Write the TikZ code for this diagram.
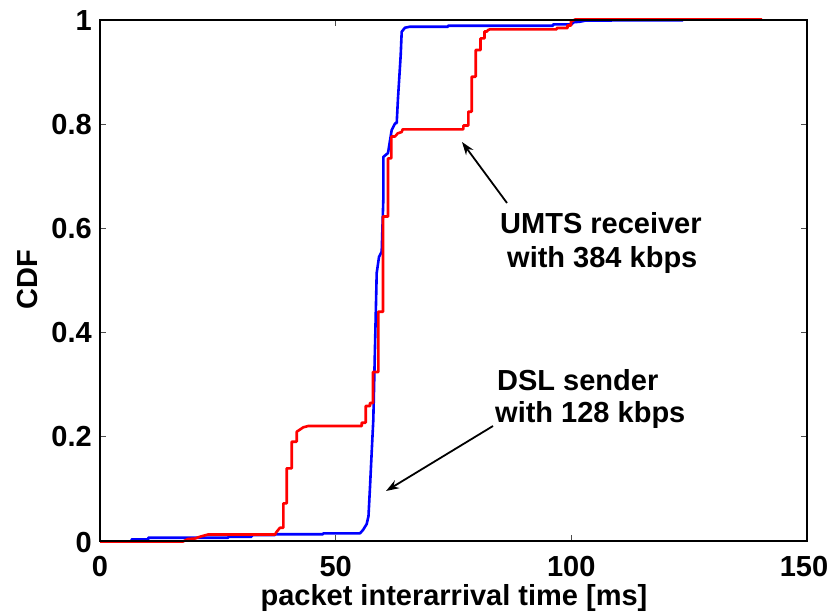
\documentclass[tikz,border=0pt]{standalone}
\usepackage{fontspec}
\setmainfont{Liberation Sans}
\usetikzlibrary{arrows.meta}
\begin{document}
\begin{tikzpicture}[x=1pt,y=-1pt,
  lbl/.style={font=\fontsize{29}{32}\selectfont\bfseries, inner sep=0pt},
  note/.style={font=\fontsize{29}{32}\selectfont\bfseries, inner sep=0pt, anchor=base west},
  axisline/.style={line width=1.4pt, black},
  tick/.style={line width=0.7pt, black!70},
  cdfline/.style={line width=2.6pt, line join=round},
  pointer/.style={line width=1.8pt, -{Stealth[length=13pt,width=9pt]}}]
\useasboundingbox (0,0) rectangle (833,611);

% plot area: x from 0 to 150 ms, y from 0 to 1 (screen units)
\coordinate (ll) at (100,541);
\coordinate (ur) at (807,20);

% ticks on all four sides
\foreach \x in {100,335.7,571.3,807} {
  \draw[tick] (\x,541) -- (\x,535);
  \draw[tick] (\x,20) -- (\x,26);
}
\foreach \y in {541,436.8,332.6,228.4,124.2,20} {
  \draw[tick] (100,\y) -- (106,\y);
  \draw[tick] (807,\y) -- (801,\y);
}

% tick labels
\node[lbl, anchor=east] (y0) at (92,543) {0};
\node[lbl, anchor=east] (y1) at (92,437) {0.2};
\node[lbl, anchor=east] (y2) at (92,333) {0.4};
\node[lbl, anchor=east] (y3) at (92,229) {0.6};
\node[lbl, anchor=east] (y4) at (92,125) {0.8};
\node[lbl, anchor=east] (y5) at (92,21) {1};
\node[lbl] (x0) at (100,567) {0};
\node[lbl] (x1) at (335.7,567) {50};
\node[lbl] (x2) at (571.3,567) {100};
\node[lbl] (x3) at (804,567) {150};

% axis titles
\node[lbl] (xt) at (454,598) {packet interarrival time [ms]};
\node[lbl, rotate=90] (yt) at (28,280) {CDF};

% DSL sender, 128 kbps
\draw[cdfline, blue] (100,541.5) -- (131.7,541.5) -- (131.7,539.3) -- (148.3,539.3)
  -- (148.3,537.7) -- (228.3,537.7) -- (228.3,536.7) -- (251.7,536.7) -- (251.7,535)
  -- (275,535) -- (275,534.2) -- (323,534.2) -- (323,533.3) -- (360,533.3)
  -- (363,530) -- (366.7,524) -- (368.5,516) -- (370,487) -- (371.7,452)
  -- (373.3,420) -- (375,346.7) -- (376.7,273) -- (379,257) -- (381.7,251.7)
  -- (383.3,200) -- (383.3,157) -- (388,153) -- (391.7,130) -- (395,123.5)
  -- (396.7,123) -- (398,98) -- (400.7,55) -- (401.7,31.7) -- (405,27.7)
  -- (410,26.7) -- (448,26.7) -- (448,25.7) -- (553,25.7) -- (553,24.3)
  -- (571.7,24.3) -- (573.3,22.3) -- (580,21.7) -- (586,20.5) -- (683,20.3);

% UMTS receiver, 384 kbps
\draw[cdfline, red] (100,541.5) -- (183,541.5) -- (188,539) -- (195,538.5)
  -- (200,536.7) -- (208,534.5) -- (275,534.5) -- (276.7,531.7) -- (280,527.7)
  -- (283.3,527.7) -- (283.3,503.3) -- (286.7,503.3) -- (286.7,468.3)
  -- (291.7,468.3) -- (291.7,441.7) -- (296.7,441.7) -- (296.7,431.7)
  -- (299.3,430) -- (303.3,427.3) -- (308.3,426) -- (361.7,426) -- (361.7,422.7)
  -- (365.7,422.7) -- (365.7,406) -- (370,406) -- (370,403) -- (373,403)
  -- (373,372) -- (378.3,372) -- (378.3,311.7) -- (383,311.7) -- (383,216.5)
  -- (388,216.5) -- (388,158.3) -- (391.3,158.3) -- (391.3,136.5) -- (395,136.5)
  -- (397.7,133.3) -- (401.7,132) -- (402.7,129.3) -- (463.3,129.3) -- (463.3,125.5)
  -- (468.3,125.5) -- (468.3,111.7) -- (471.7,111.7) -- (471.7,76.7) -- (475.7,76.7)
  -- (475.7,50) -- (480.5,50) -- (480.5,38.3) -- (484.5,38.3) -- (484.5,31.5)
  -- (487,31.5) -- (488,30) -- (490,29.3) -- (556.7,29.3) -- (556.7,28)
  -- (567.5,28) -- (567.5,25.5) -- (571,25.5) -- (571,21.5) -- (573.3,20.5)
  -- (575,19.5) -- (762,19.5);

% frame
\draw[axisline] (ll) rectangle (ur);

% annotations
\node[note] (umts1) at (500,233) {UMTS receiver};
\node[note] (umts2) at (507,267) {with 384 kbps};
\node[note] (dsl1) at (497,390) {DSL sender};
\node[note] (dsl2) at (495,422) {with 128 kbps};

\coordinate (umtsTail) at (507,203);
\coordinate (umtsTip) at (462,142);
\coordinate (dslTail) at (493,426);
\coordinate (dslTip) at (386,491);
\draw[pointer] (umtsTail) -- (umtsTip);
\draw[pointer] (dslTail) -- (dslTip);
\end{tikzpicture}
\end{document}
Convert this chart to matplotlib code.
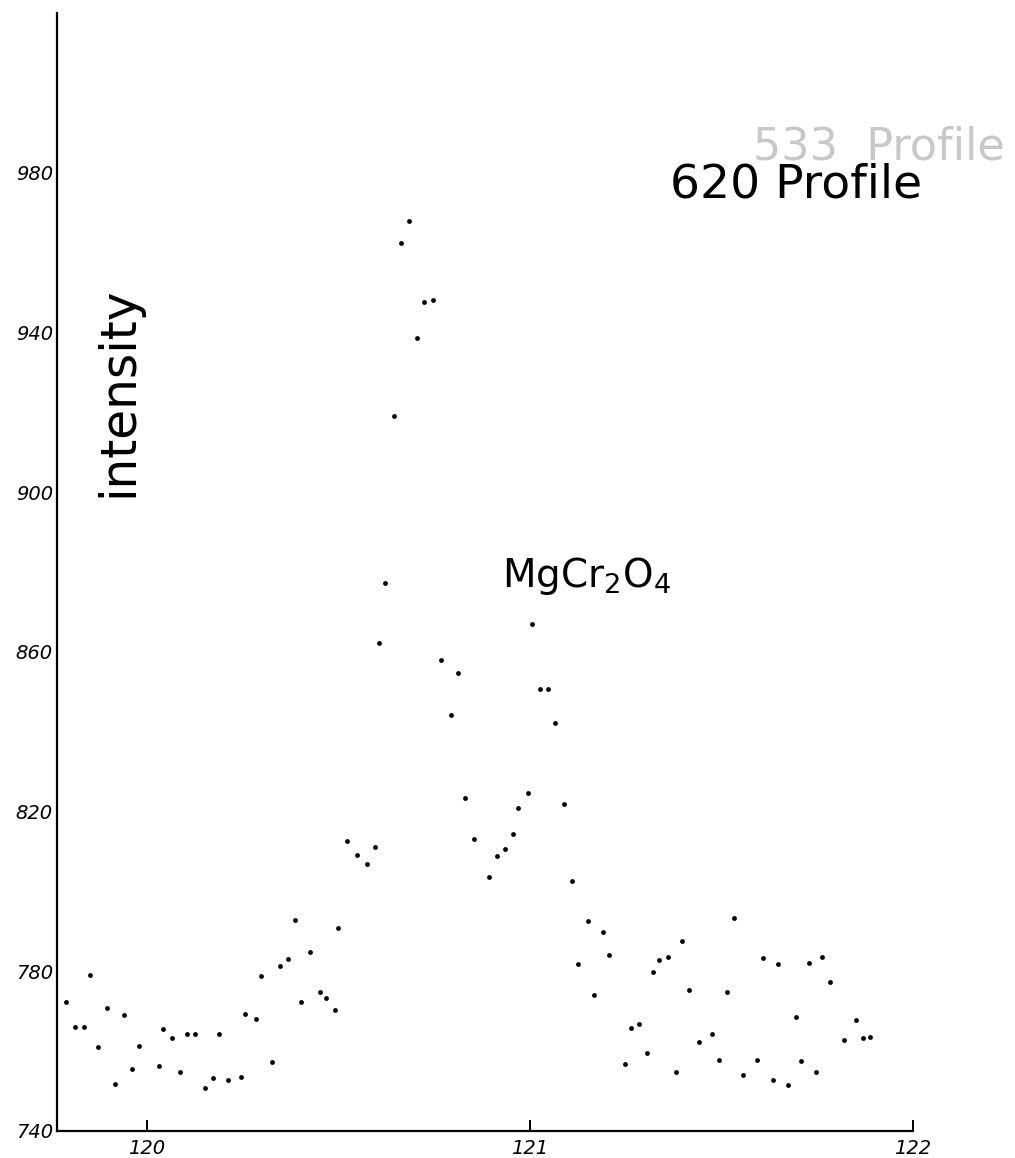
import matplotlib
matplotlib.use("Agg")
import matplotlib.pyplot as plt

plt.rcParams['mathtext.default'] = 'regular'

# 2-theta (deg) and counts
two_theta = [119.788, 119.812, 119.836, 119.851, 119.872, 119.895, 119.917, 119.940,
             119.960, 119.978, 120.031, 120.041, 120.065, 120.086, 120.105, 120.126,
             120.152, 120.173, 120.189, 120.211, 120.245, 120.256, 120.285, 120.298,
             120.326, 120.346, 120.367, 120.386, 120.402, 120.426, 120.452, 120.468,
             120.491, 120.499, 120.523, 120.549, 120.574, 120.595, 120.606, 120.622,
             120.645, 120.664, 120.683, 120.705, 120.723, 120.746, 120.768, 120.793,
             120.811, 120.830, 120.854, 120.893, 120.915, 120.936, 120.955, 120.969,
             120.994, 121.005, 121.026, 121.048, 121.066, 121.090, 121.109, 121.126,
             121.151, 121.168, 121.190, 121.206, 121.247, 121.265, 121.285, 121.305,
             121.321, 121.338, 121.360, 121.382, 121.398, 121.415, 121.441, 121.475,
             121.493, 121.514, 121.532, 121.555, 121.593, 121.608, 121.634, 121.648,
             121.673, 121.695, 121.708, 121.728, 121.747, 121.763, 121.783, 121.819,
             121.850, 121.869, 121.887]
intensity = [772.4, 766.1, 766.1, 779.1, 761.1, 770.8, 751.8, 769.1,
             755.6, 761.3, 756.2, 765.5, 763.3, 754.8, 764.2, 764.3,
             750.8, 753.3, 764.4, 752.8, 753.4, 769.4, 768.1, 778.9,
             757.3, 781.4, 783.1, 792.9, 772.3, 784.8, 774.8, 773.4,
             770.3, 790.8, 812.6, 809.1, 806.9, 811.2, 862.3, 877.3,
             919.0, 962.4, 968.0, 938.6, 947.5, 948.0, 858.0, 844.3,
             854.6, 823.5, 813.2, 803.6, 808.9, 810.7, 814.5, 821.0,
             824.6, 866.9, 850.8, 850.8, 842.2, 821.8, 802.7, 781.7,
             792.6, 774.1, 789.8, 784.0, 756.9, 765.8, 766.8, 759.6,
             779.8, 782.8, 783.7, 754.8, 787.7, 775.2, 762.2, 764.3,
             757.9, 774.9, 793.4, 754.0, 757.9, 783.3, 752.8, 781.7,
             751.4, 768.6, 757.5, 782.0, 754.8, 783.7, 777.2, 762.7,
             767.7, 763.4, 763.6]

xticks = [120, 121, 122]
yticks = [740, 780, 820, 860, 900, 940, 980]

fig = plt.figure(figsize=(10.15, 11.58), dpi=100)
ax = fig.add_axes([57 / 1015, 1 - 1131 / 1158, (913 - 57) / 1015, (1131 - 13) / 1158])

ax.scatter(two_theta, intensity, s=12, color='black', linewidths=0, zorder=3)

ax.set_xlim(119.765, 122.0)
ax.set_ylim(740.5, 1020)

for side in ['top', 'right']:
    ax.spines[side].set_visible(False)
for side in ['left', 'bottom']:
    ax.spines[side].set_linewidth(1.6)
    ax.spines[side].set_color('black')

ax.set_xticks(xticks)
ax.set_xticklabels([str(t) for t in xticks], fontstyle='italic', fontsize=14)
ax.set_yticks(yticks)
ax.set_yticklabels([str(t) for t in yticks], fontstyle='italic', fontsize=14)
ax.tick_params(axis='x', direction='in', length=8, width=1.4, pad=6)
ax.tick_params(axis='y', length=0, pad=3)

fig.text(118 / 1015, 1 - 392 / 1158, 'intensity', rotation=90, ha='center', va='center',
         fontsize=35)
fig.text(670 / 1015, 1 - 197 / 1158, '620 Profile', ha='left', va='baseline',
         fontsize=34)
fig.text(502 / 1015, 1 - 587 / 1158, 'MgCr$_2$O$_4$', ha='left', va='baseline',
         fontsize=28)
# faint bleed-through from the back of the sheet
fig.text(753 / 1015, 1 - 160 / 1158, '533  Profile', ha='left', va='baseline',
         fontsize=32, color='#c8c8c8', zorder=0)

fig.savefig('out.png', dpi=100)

▶ Exercise:
Pictures do not belong in the copy. Repeat only the lines from the top of the records through the line containing "(ur) at (807,20);".

▶ Result of this exercise:
Write the TikZ code for this diagram.
\documentclass[tikz,border=0pt]{standalone}
\usepackage{fontspec}
\setmainfont{Liberation Sans}
\usetikzlibrary{arrows.meta}
\begin{document}
\begin{tikzpicture}[x=1pt,y=-1pt,
  lbl/.style={font=\fontsize{29}{32}\selectfont\bfseries, inner sep=0pt},
  note/.style={font=\fontsize{29}{32}\selectfont\bfseries, inner sep=0pt, anchor=base west},
  axisline/.style={line width=1.4pt, black},
  tick/.style={line width=0.7pt, black!70},
  cdfline/.style={line width=2.6pt, line join=round},
  pointer/.style={line width=1.8pt, -{Stealth[length=13pt,width=9pt]}}]
\useasboundingbox (0,0) rectangle (833,611);

% plot area: x from 0 to 150 ms, y from 0 to 1 (screen units)
\coordinate (ll) at (100,541);
\coordinate (ur) at (807,20);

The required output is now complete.